6 What are the key political debates about employment currently playing out in your jurisdiction? What effects are they having?
Unlike in Western countries, there is no regime similar to ‘political debates’ in mainland China, owing to its political system. That said, there are some heated topics relating to existing employment laws, which have already drawn the attention of the state government and caused wide discussion.
In recent years we have witnessed the platform economies growing rapidly with an amazing increase in the number of gig workers in mainland China. Whether a gig worker is an employee under PRC employment law, and therefore subject to employment protection, has been hotly debated in the wider society. On 16 July 2021, China issued the Guidelines on Protecting the Rights and Interests of Workers in New Forms of Employment, which aim to protect the rights and interests of gig workers in the platform economies. As gig workers may not fully meet the conditions of employment, their work relationship with enterprises or platforms is described as ‘atypical employment’. It is anticipated that the central and local government authorities will issue regulations and rules to set forth details of the definition, scope of application and applicable protections and benefits for ‘atypical employment’.
In addition, the Guidelines point out that gig workers are entitled to employment protections, rights and benefits as employees under PRC law, such as minimum wage protection, paid rest days and leave. In some localities, such as Guangdong and Tianjin, the latest local regulations allow gig workers to participate in mandatory social insurance regimes. We expect that other cities and provinces will soon issue similar local rules.
The Inside Track
What are the particular skills that clients are looking for in an effective labour and employment lawyer?
- Capability to understand a client’s business models and the relevant industries.
- Capability to provide employment dispute resolution in addition to an advice and documentary service.
- Capability to process crises and try to manage both employee emotion and client expectation.
What are the key considerations for clients and their lawyers when handling employment disputes?
In addition to legal analysis and solutions, key considerations include:
- What is the employee’s major purpose behind his or her claims? For instance, claim for reinstatement could just be a method to ask for more compensation.
- What is the employee’s personality, family status and possible career development?

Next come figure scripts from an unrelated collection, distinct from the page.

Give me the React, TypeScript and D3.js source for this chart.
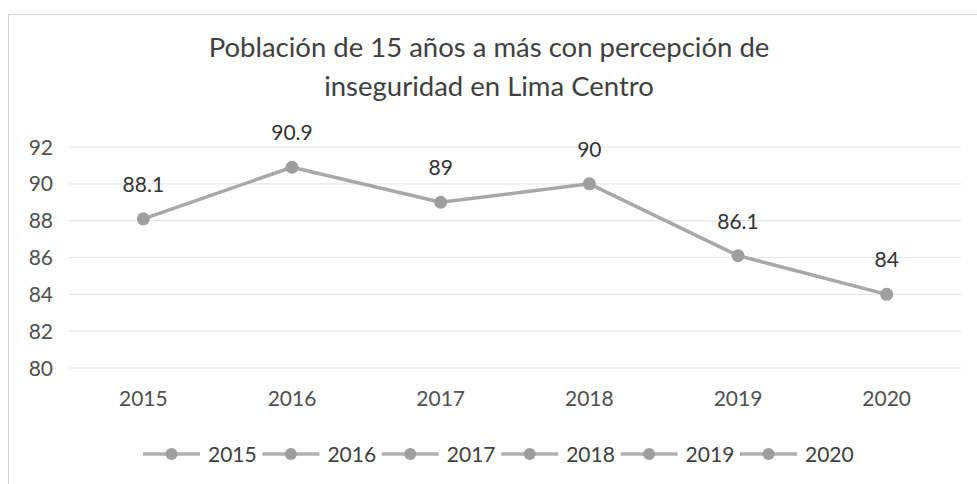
import React from "react";
import * as d3 from "d3";

const categories = ["2015", "2016", "2017", "2018", "2019", "2020"];
const values = [88.1, 90.9, 89, 90, 86.1, 84];
const yTicks = [80, 82, 84, 86, 88, 90, 92];
const titleLines = ["Población de 15 años a más con percepción de", "inseguridad en Lima Centro"];

const W = 977, H = 484;
const FONT = "Lato, 'Open Sans', sans-serif";

export default function App() {
  const x = d3.scaleBand().domain(categories).range([69, 961]);
  const y = d3.scaleLinear().domain([80, 92]).range([368, 147]);
  const cx = (c: string) => (x(c) as number) + x.bandwidth() / 2;
  const line = d3.line<number>().x((_, i) => cx(categories[i])).y((v) => y(v));

  const legendStart = 143;
  const legendStep = 119.4;

  return (
    <svg width={W} height={H} style={{ position: "absolute", left: 0, top: 0, background: "#fff" }}>
      <rect x={0} y={0} width={W} height={H} fill="#fff" />
      <rect x={8.5} y={14.5} width={W} height={H} fill="none" stroke="#d6d6d6" strokeWidth={1} />
      {titleLines.map((t, i) => (
        <text key={i} x={489} y={57 + i * 39} textAnchor="middle" fontFamily={FONT} fontSize={27.5} fill="#404040">
          {t}
        </text>
      ))}
      {yTicks.map((t) => (
        <g key={t}>
          <line x1={69} x2={961} y1={y(t)} y2={y(t)} stroke="#e6e6e6" strokeWidth={1.2} />
          <text x={53} y={y(t) + 7.5} textAnchor="end" fontFamily={FONT} fontSize={21} fill="#505050">
            {t}
          </text>
        </g>
      ))}
      {categories.map((c) => (
        <text key={c} x={cx(c)} y={406} textAnchor="middle" fontFamily={FONT} fontSize={21} fill="#505050">
          {c}
        </text>
      ))}
      <path d={line(values) || ""} fill="none" stroke="#a8a8a8" strokeWidth={3.5} strokeLinejoin="round" />
      {values.map((v, i) => (
        <g key={i}>
          <circle cx={cx(categories[i])} cy={y(v)} r={6.5} fill="#9e9e9e" />
          <text x={cx(categories[i])} y={y(v) - 27} textAnchor="middle" fontFamily={FONT} fontSize={21} fill="#333">
            {String(v)}
          </text>
        </g>
      ))}
      {categories.map((c, i) => {
        const lx = legendStart + i * legendStep;
        return (
          <g key={c}>
            <line x1={lx} x2={lx + 57} y1={454} y2={454} stroke="#b0b0b0" strokeWidth={3.5} />
            <circle cx={lx + 28.5} cy={454} r={6} fill="#9e9e9e" />
            <text x={lx + 65} y={462} fontFamily={FONT} fontSize={21} fill="#404040">
              {c}
            </text>
          </g>
        );
      })}
    </svg>
  );
}
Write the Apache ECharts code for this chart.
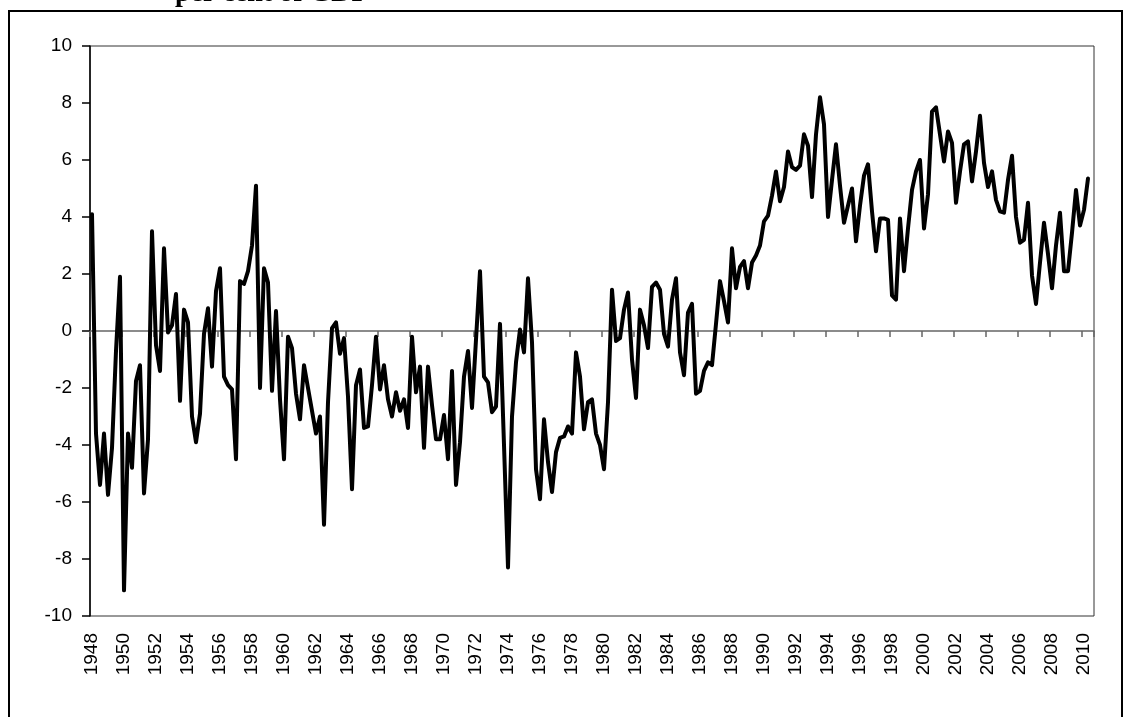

- Would the case create a bad precedent for other existing employees and cause similar disputes?
- Considering all effective judgments will be public, is the company in a positive or passive position in the negotiation for settlement?
- Would the dispute cause any reputational damage to the company?
What are the most interesting and challenging cases you have dealt with in the past year?
After helping the general agency of an airline company convince an employee who had committed misconducts to resign voluntarily, the client discovered that his failure to settle some airfare may constitute embezzlement. We filed two civil cases against the employee and reported the suspected embezzlement to the police. The employee agreed to settle with the company and refunded the majority of the airfare. Upon discovering the employee was selling air tickets to his old customers, we helped our client issue an official notice discouraging travel agents from doing business with him, although this employee bore no post-employment non-compete or non-solicitation obligations.